### JOB
Strip the pictures and reproduce the rest of the listing exactly.
**** DATASET EXTRACT ****
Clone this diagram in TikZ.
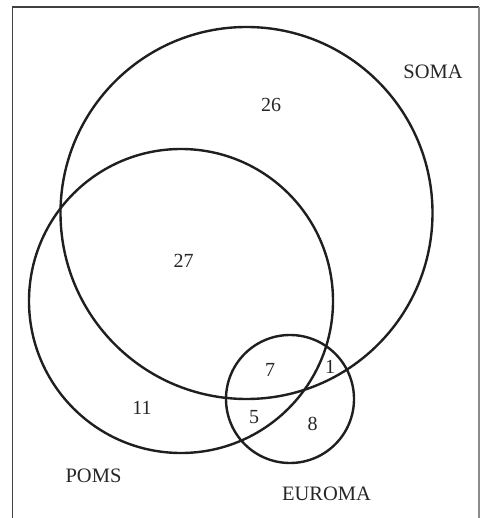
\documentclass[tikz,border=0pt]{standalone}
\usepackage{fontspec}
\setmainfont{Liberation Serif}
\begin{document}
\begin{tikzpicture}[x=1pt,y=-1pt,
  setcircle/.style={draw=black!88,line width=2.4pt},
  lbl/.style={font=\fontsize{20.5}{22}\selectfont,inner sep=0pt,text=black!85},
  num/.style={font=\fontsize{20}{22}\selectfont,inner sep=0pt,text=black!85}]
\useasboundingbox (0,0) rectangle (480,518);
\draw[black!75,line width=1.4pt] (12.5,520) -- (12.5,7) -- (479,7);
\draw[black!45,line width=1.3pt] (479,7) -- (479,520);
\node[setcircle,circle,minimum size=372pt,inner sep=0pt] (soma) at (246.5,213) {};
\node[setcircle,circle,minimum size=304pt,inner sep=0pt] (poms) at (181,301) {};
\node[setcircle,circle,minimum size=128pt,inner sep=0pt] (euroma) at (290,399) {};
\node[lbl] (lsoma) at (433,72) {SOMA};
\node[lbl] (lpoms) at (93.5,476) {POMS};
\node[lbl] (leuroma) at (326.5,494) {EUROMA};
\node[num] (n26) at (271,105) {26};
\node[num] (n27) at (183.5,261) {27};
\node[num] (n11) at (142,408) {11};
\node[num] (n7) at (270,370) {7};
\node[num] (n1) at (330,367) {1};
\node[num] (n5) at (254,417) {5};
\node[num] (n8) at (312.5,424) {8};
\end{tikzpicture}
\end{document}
****
### SOLUTION TO THE EXERCISE
Clone this diagram in TikZ.
\documentclass[tikz,border=0pt]{standalone}
\usepackage{fontspec}
\setmainfont{Liberation Serif}
\begin{document}
\begin{tikzpicture}[x=1pt,y=-1pt,
  setcircle/.style={draw=black!88,line width=2.4pt},
  lbl/.style={font=\fontsize{20.5}{22}\selectfont,inner sep=0pt,text=black!85},
  num/.style={font=\fontsize{20}{22}\selectfont,inner sep=0pt,text=black!85}]
\useasboundingbox (0,0) rectangle (480,518);
\draw[black!75,line width=1.4pt] (12.5,520) -- (12.5,7) -- (479,7);
\draw[black!45,line width=1.3pt] (479,7) -- (479,520);
\node[setcircle,circle,minimum size=372pt,inner sep=0pt] (soma) at (246.5,213) {};
\node[setcircle,circle,minimum size=304pt,inner sep=0pt] (poms) at (181,301) {};
\node[setcircle,circle,minimum size=128pt,inner sep=0pt] (euroma) at (290,399) {};
\node[lbl] (lsoma) at (433,72) {SOMA};
\node[lbl] (lpoms) at (93.5,476) {POMS};
\node[lbl] (leuroma) at (326.5,494) {EUROMA};
\node[num] (n26) at (271,105) {26};
\node[num] (n27) at (183.5,261) {27};
\node[num] (n11) at (142,408) {11};
\node[num] (n7) at (270,370) {7};
\node[num] (n1) at (330,367) {1};
\node[num] (n5) at (254,417) {5};
\node[num] (n8) at (312.5,424) {8};
\end{tikzpicture}
\end{document}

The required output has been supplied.